If at all possible, avoid the temptation of using instant couscous and instead learn How to Steam Couscous, which is the way to go for light, fluffy couscous that’s perfect for absorbing the dish’s flavorful broth.

What Veggies Are in Couscous with Seven Vegetables?
Onions, carrots, pumpkin, zucchini, turnips, cabbage, and chickpeas are typically used in Moroccan couscous. But don’t be misled by the number seven in the dish’s name; more or fewer vegetables may end up in a particular cook’s version of couscous with seven vegetables.
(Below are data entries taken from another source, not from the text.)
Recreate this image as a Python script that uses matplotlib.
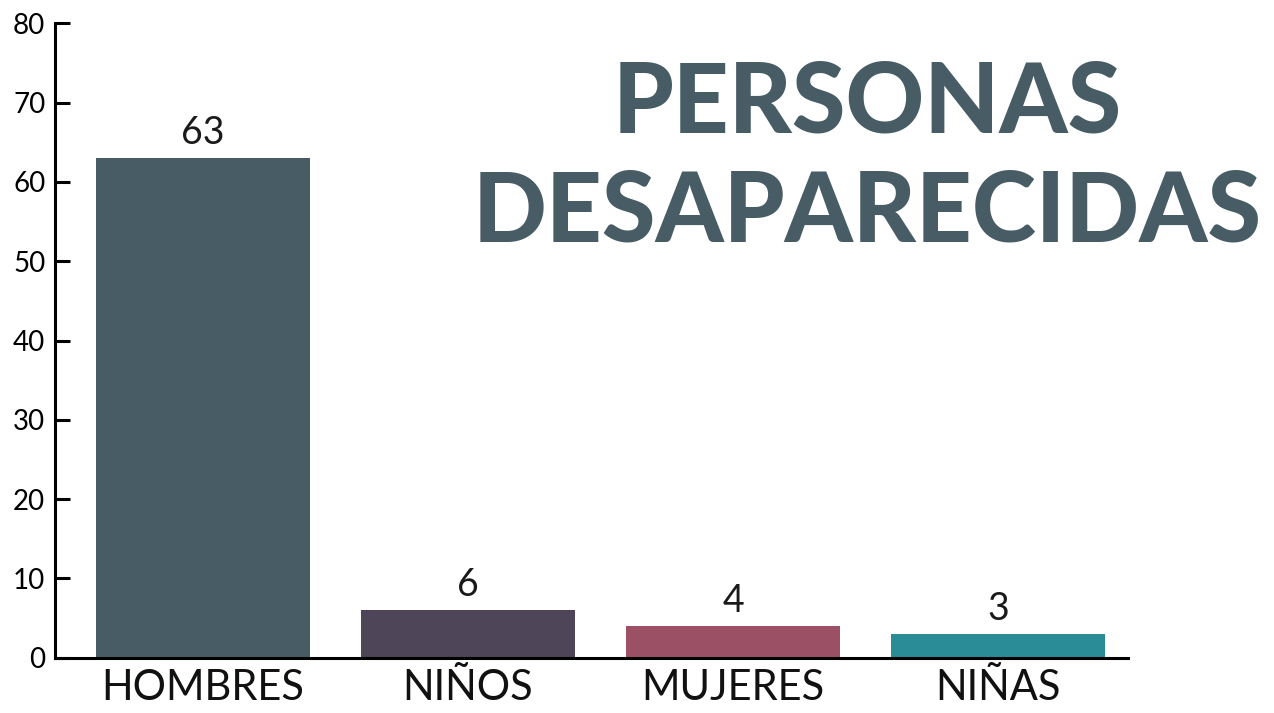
import matplotlib
matplotlib.use("Agg")
import matplotlib.pyplot as plt

categories = ["HOMBRES", "NIÑOS", "MUJERES", "NIÑAS"]
values = [63, 6, 4, 3]
bar_colors = ["#475c65", "#4e4558", "#9b5066", "#2a8c97"]
yticks = [0, 10, 20, 30, 40, 50, 60, 70, 80]
title_lines = ["PERSONAS", "DESAPARECIDAS"]

plt.rcParams['font.family'] = ['Lato', 'DejaVu Sans']

fig = plt.figure(figsize=(12.74, 7.13), dpi=100)
ax = fig.add_axes([55 / 1274, 1 - 657.7 / 713, (1128 - 55) / 1274, (657.7 - 23.3) / 713])

x = list(range(len(categories)))
bars = ax.bar(x, values, width=0.806, color=bar_colors, zorder=1)

for xi, v in zip(x, values):
    ax.annotate(str(v), (xi, v), xytext=(0, 5), textcoords='offset points',
                ha='center', va='bottom', fontsize=27, fontweight='normal', color='#1a1a1a')

ax.set_xlim(-0.558, 3.49)
ax.set_ylim(0, 80)
ax.set_yticks(yticks)
ax.set_xticks(x)
ax.set_xticklabels(categories, fontsize=30, fontweight='normal', color='#111111')
ax.tick_params(axis='x', length=0, pad=8)
ax.tick_params(axis='y', direction='in', length=11, width=2.2, labelsize=20, pad=7)

for side in ['top', 'right']:
    ax.spines[side].set_visible(False)
for side in ['left', 'bottom']:
    ax.spines[side].set_linewidth(2.2)
    ax.spines[side].set_zorder(3)

fig.text(867 / 1274, 1 - 104 / 713, title_lines[0], ha='center', va='center',
         fontsize=70, fontweight='black', color='#475c65')
fig.text(867 / 1274, 1 - 213 / 713, title_lines[1], ha='center', va='center',
         fontsize=70, fontweight='black', color='#475c65')

fig.savefig("out.png", dpi=100)
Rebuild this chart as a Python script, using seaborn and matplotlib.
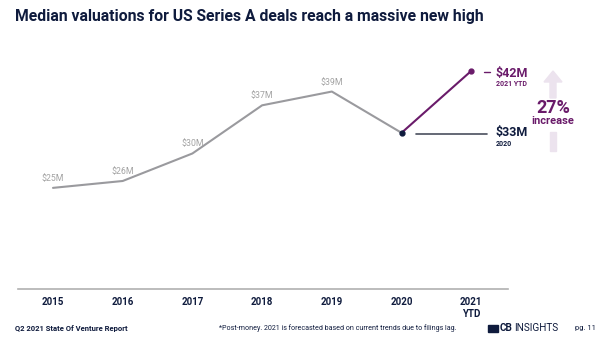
import matplotlib
matplotlib.use("Agg")
import matplotlib.pyplot as plt
import seaborn as sns
import pandas as pd
from matplotlib.patches import FancyArrow, Rectangle

sns.set_theme(style="white")
plt.rcParams['font.family'] = ['Roboto', 'DejaVu Sans']

years = ["2015", "2016", "2017", "2018", "2019", "2020", "2021\nYTD"]
values = [25, 26, 30, 37, 39, 33, 42]
labels = ["$25M", "$26M", "$30M", "$37M", "$39M", "$33M", "$42M"]

NAVY = "#0f1b3d"
PURPLE = "#6a1b6a"
GRAY = "#9a9a9e"
LABEL_GRAY = "#a3a3a3"

df = pd.DataFrame({"x": list(range(len(years))), "v": values})
hist = df.iloc[:6]
recent = df.iloc[5:]

fig = plt.figure(figsize=(6, 3.42), dpi=100)
ax = fig.add_axes([0.03, 1 - 289/342, 0.817, (289 - 50)/342])

sns.lineplot(data=hist, x="x", y="v", ax=ax, color=GRAY, linewidth=1.5)
sns.lineplot(data=recent, x="x", y="v", ax=ax, color=PURPLE, linewidth=1.5)
ax.plot([5], [values[5]], 'o', color=NAVY, markersize=3.5, zorder=5)
ax.plot([6], [values[6]], 'o', color=PURPLE, markersize=3.5, zorder=5)

ax.set_xlim(-0.502, 6.53)
ax.set_ylim(10.3, 45.04)

for i in range(5):
    ax.text(i, values[i] + 0.7, labels[i], ha="center", va="bottom",
            fontsize=6.3, color=LABEL_GRAY)

ax.set_xticks(range(len(years)))
ax.set_xticklabels(years, fontsize=7, fontweight="bold", color=NAVY, linespacing=1.2)
ax.tick_params(axis="x", length=0, pad=6)
ax.set_yticks([])
ax.set_xlabel("")
ax.set_ylabel("")
for s in ["top", "right", "left"]:
    ax.spines[s].set_visible(False)
ax.spines["bottom"].set_color("#b0b0b0")
ax.spines["bottom"].set_linewidth(1.2)

def fx(px):
    return px / 600
def fy(py):
    return 1 - py / 342

fig.add_artist(plt.Line2D([fx(484), fx(490)], [fy(72), fy(72)], color=PURPLE, linewidth=1))
fig.add_artist(plt.Line2D([fx(416), fx(487)], [fy(134), fy(134)], color="#4a4f5e", linewidth=1.2))
fig.text(fx(496), fy(74), "$42M", fontsize=9, fontweight="bold", color=PURPLE, va="center", ha="left")
fig.text(fx(496), fy(84.5), "2021 YTD", fontsize=5, fontweight="bold", color=PURPLE, va="center", ha="left")
fig.text(fx(496), fy(133), "$33M", fontsize=9, fontweight="bold", color=NAVY, va="center", ha="left")
fig.text(fx(496), fy(144.5), "2020", fontsize=5, fontweight="bold", color=NAVY, va="center", ha="left")

ARROW = "#ece3ee"
fig.add_artist(FancyArrow(fx(553), fy(98), 0, fy(71) - fy(98), width=6/600, head_width=18/600,
                          head_length=11/342, length_includes_head=True, color=ARROW,
                          transform=fig.transFigure))
fig.add_artist(Rectangle((fx(550), fy(151)), 6/600, (151 - 132)/342, color=ARROW,
                         transform=fig.transFigure))
fig.text(fx(553), fy(108), "27%", fontsize=13, fontweight="bold", color=PURPLE, ha="center", va="center")
fig.text(fx(553), fy(121.5), "increase", fontsize=8, fontweight="bold", color=PURPLE, ha="center", va="center")

fig.text(fx(15), fy(17), "Median valuations for US Series A deals reach a massive new high",
         fontsize=11.3, fontweight="bold", color=NAVY, ha="left", va="center")

fig.text(fx(15), fy(328), "Q2 2021 State Of Venture Report", fontsize=5.5, fontweight="bold",
         color=NAVY, ha="left", va="center")
fig.text(fx(338), fy(328), "*Post-money. 2021 is forecasted based on current trends due to filings lag.",
         fontsize=5.1, color=NAVY, ha="center", va="center")
fig.add_artist(Rectangle((fx(488), fy(332)), 10/600, 7/342, color=NAVY, transform=fig.transFigure))
fig.text(fx(500), fy(328), "CB", fontsize=7.2, fontweight="bold", color=NAVY, ha="left", va="center")
fig.text(fx(514), fy(328), "INSIGHTS", fontsize=7.2, color=NAVY, ha="left", va="center")
fig.text(fx(575), fy(328), "pg. 11", fontsize=5.5, color=NAVY, ha="left", va="center")

fig.savefig("out.png", dpi=100, facecolor="white")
For example, this recipe includes tomatoes, which break down with the onions to help make a rich broth. In the fall, we might add sweet potatoes to the mix—so good! And while potatoes aren’t traditional, some mothers may insist on adding a few for younger children.

In the winter and spring, fresh fava beans are a popular addition or replacement for chickpeas, and while in season, cardoons and bottle gourds might end up in the pot as well.

You can omit the meat for a vegetarian version, but do try to include the full variety of vegetables below, even ones you don’t like very much. They all work together to provide a rich, unique flavor to the broth. And who knows, you may just find that veggies you normally avoid actually taste quite nice when stewed this way!